O mais grave é que estamos aceitando a regra do jogo. Colocamos esse problema numa balança e nos perguntamos: não é melhor abrirmos mãos da proteção de nossa intimidade para desfrutarmos de mais segurança e bem-estar, com a ampla disponibilidade às  tecnologias que colocam o mundo à nossa frente num simples apertar de botões? A cada clic no mause temos acesso a informações múltiplas, o luxo e o lixo, o melhor e o pior, do mais brega ao mais sofisticado, do mais pudico ao mais promíscuo, sem contar que podemos ampliar nosso ambiente de relacionamento, conhecendo pessoas que jamais teríamos chance de conhecer não fossem as redes sociais e os milhares de aplicativos que nos colocam de corpo inteiro diante de possibilidades infinitas para saber de coisas e seres humanos que habitam culturas e costumes inimagináveis. Tudo isso dá um prazer imenso, não é?

O presidente Obama disse outro dia: o preço que pagamos para que algum maluco seja impedido de detonar ogivas nucleares em qualquer parte do planeta é o de aceitarmos que organismos "secretos" possam acompanhar de perto (e de dentro) como fazemos nossas higiene, com quem e o que falamos, conhecendo, assim, nossas taras e nossas preferências religiosas, ideológicas e sexuais de ponta-cabeça. 

Tempos atrás, por exemplo, por meio de informações disponibilizadas pelo Serasa no site "Consultor Jurídico", ficamos sabendo que FHC fez compras na Tiffany,  que Lula e Dilma tem créditos diferenciados na praça, que políticos e grandes figuras da Pátria são acompanhados pelo "Grande Irmão" em suas compras no mercado mundial numa demonstração clara de que tudo o que fazemos fica registrado numa grande máquina devoradora de informações, sem que tenhamos controle nem qualquer direito para saber quem as utiliza e para quais finalidades. 

Outro dia tive meu computador pessoal de trabalho invadido. Um sujeito esquisito (tenho as imagens) copiou todos meus arquivos profissionais para saber o que escrevo, para quem envio meus e-mails, o que acesso no dia a dia, enfim, o que faço na intimidade. Achei graça porque sei que ele descobrirá que tenho uma vida monótona, casta e estritamente focada em assuntos que não interessam à maioria das pessoas. 

O chato disso tudo é que sempre tive obsessão pela preservação da intimidade. Sou um sujeito adstrito e previsível. Não participo de redes sociais e evito expor minhas idiossincrasias para o mundo. Já resolvi meus dramas interiores em anos e anos deitado no divã.

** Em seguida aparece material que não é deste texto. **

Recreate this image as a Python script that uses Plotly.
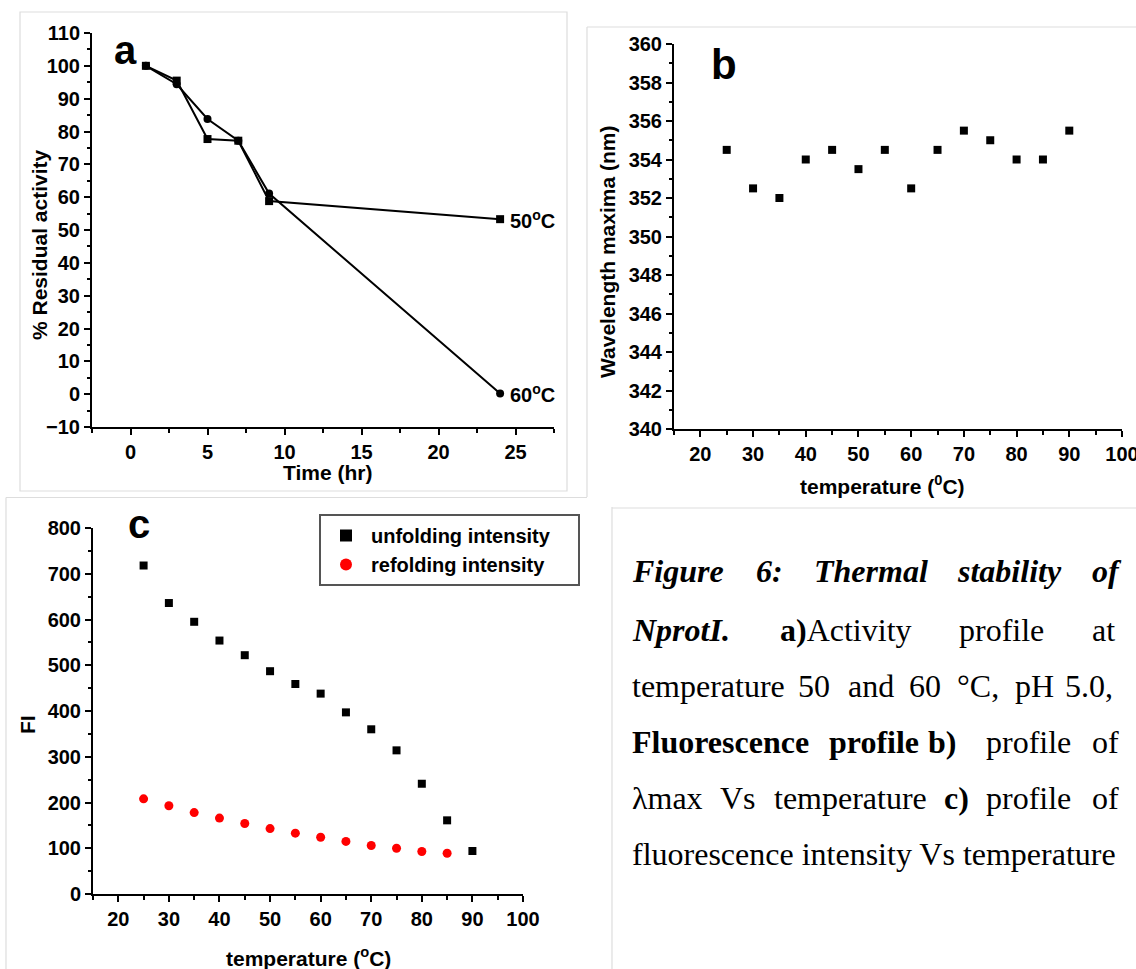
import plotly.graph_objects as go

W, H = 1136, 969

# ---------------- data ----------------
# panel a: residual activity vs time
time_hr = [1, 3, 5, 7, 9, 24]
act_50 = [100, 95.5, 77.7, 77.2, 58.8, 53.3]
act_60 = [100, 94.4, 83.8, 77.2, 61.1, 0.2]

# panel b: wavelength maxima vs temperature
temp_b = [25, 30, 35, 40, 45, 50, 55, 60, 65, 70, 75, 80, 85, 90]
wl_max = [354.5, 352.5, 352.0, 354.0, 354.5, 353.5, 354.5, 352.5, 354.5, 355.5, 355.0, 354.0, 354.0, 355.5]

# panel c: fluorescence intensity vs temperature
temp_unf = [25, 30, 35, 40, 45, 50, 55, 60, 65, 70, 75, 80, 85, 90]
fi_unf = [718, 636, 595, 554, 522, 487, 459, 438, 397, 360, 314, 241, 161, 94]
temp_ref = [25, 30, 35, 40, 45, 50, 55, 60, 65, 70, 75, 80, 85]
fi_ref = [208, 193, 178, 166, 154, 143, 133, 124, 115, 106, 100, 93, 89]

SANS = "Liberation Sans, Arial, sans-serif"
SERIF = "Liberation Serif, Times New Roman, serif"


def px(x):
    return x / W


def py(y):
    return 1 - y / H


fig = go.Figure()

fig.add_trace(go.Scatter(x=time_hr, y=act_50, mode="lines+markers", xaxis="x", yaxis="y",
                         line=dict(color="black", width=2),
                         marker=dict(symbol="square", size=8, color="black"), showlegend=False))
fig.add_trace(go.Scatter(x=time_hr, y=act_60, mode="lines+markers", xaxis="x", yaxis="y",
                         line=dict(color="black", width=2),
                         marker=dict(symbol="circle", size=8, color="black"), showlegend=False))

fig.add_trace(go.Scatter(x=temp_b, y=wl_max, mode="markers", xaxis="x2", yaxis="y2",
                         marker=dict(symbol="square", size=8, color="black"), showlegend=False))

NB = "\u00a0"
fig.add_trace(go.Scatter(x=temp_unf, y=fi_unf, mode="markers", xaxis="x3", yaxis="y3",
                         name="unfolding intensity" + NB * 4,
                         marker=dict(symbol="square", size=8, color="black")))
fig.add_trace(go.Scatter(x=temp_ref, y=fi_ref, mode="markers", xaxis="x3", yaxis="y3",
                         name="refolding intensity",
                         marker=dict(symbol="circle", size=9, color="#ff0000")))

tickfont = dict(family=SANS, size=20, color="black", weight="bold")


def axis(domain, rng, dtick, minor, anchor):
    return dict(domain=domain, range=rng, dtick=dtick, tick0=0, anchor=anchor,
                showline=True, linecolor="black", linewidth=2, showgrid=False, zeroline=False,
                ticks="outside", ticklen=6, tickwidth=2, tickcolor="black",
                minor=dict(dtick=minor, ticks="outside", ticklen=3.5, tickwidth=1.5, tickcolor="black"),
                tickfont=tickfont, fixedrange=True, automargin=False,
                ticklabeloverflow="allow")


layout = dict(
    template="none",
    width=W, height=H, margin=dict(l=0, r=0, t=0, b=0, autoexpand=False),
    paper_bgcolor="white", plot_bgcolor="white",
    xaxis=axis([px(92), px(554)], [-2.5, 27.5], 5, 2.5, "y"),
    yaxis=axis([py(427), py(33)], [-10, 110], 10, 5, "x"),
    xaxis2=axis([px(674), px(1122)], [15, 100], 10, 5, "y2"),
    yaxis2=axis([py(429), py(44)], [340, 360], 2, 1, "x2"),
    xaxis3=axis([px(93), px(523)], [15, 100], 10, 5, "y3"),
    yaxis3=axis([py(894), py(528)], [0, 800], 100, 50, "x3"),
    legend=dict(x=px(319), y=py(514), xanchor="left", yanchor="top",
                bordercolor="#555555", borderwidth=2, bgcolor="white",
                font=dict(family=SANS, size=20, color="black", weight="bold"),
                itemsizing="constant", itemwidth=40),
)
fig.update_layout(**layout)

ann = []


def text(x, y, t, size=21, angle=0, xanchor="center", yanchor="middle", family=SANS, xref="paper", yref="paper", xshift=0):
    ann.append(dict(x=x, y=y, xref=xref, yref=yref, text=t, showarrow=False, textangle=angle,
                    xanchor=xanchor, yanchor=yanchor, xshift=xshift,
                    font=dict(family=family, size=size, color="black")))


# axis titles
text(px(39), py(245), "<b>% Residual activity</b>", angle=-90)
text(px(327), py(473), "<b>Time (hr)</b>")
text(px(607), py(252), "<b>Wavelength maxima (nm)</b>", angle=-90)
text(px(882), py(485), "<b>temperature (<sup>0</sup>C)</b>")
text(px(27), py(725), "<b>FI</b>", angle=-90)
text(px(308), py(957), "<b>temperature (<sup>o</sup>C)</b>")

# panel letters
text(px(125), py(50), "<b>a</b>", size=40)
text(px(724), py(64), "<b>b</b>", size=42)
text(px(139), py(524), "<b>c</b>", size=40)

# series labels in panel a
text(24, 53.3, "<b>50<sup>o</sup>C</b>", size=20, xanchor="left", xref="x", yref="y", xshift=8)
text(24, 0.2, "<b>60<sup>o</sup>C</b>", size=20, xanchor="left", xref="x", yref="y", xshift=8)

# caption (justified: word start positions)
caption = [
    (583, [("<b><i>Figure</i></b>", 632), ("<b><i>6:</i></b>", 756), ("<b><i>Thermal</i></b>", 814),
           ("<b><i>stability</i></b>", 957), ("<b><i>of</i></b>", 1092)]),
    (642, [("<b><i>NprotI.</i></b>", 632), ("<b>a)</b>Activity", 780), ("profile", 959), ("at", 1092)]),
    (698, [("temperature", 632), ("50", 798), ("and", 848), ("60", 909), ("°C,", 957),
           ("pH", 1015), ("5.0,", 1065)]),
    (754, [("<b>Fluorescence</b>", 632), ("<b>profile</b>", 829), ("<b>b)</b>", 928),
           ("profile", 986), ("of", 1092)]),
    (810, [("λmax", 632), ("Vs", 720), ("temperature", 774), ("<b>c)</b>", 944),
           ("profile", 986), ("of", 1092)]),
    (866, [("fluorescence intensity Vs temperature", 632)]),
]
for base, words in caption:
    for w, x0 in words:
        text(px(x0 - 2), py(base - 12), w, size=32, xanchor="left", family=SERIF)

fig.update_layout(annotations=ann)

# light gray frames around panels
fc = "#dddddd"
shapes = [
    dict(type="rect", x0=px(20), x1=px(567), y0=py(12), y1=py(491)),
    dict(type="line", x0=px(587), x1=px(587), y0=py(27), y1=py(497)),
    dict(type="line", x0=px(587), x1=1, y0=py(27), y1=py(27)),
    dict(type="line", x0=px(6), x1=px(587), y0=py(497.5), y1=py(497.5)),
    dict(type="line", x0=px(6), x1=px(6), y0=py(497.5), y1=0),
    dict(type="line", x0=px(612), x1=1, y0=py(508), y1=py(508)),
    dict(type="line", x0=px(612), x1=px(612), y0=py(507), y1=0),
]
for s in shapes:
    s.update(xref="paper", yref="paper", line=dict(color=fc, width=1.2), layer="below")
fig.update_layout(shapes=shapes)

fig.write_html("out.html")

A filosofia moderna tem refletido sobre estas questões – vida privada e Estado-total - de maneira contundente. Pensadores do momento dizem que vivemos num "Estado de Exceção". Quando todas as informações sobre as pessoas estiverem dominadas, estaremos vivendo na plenitude do totalitarismo, eles dizem. Será fácil para os futuros ditadores nos alcançarem e nos abaterem. Eles alertam: quando isso ficar evidente aí será tarde demais para se arrepender deste maravilhoso mundo novo.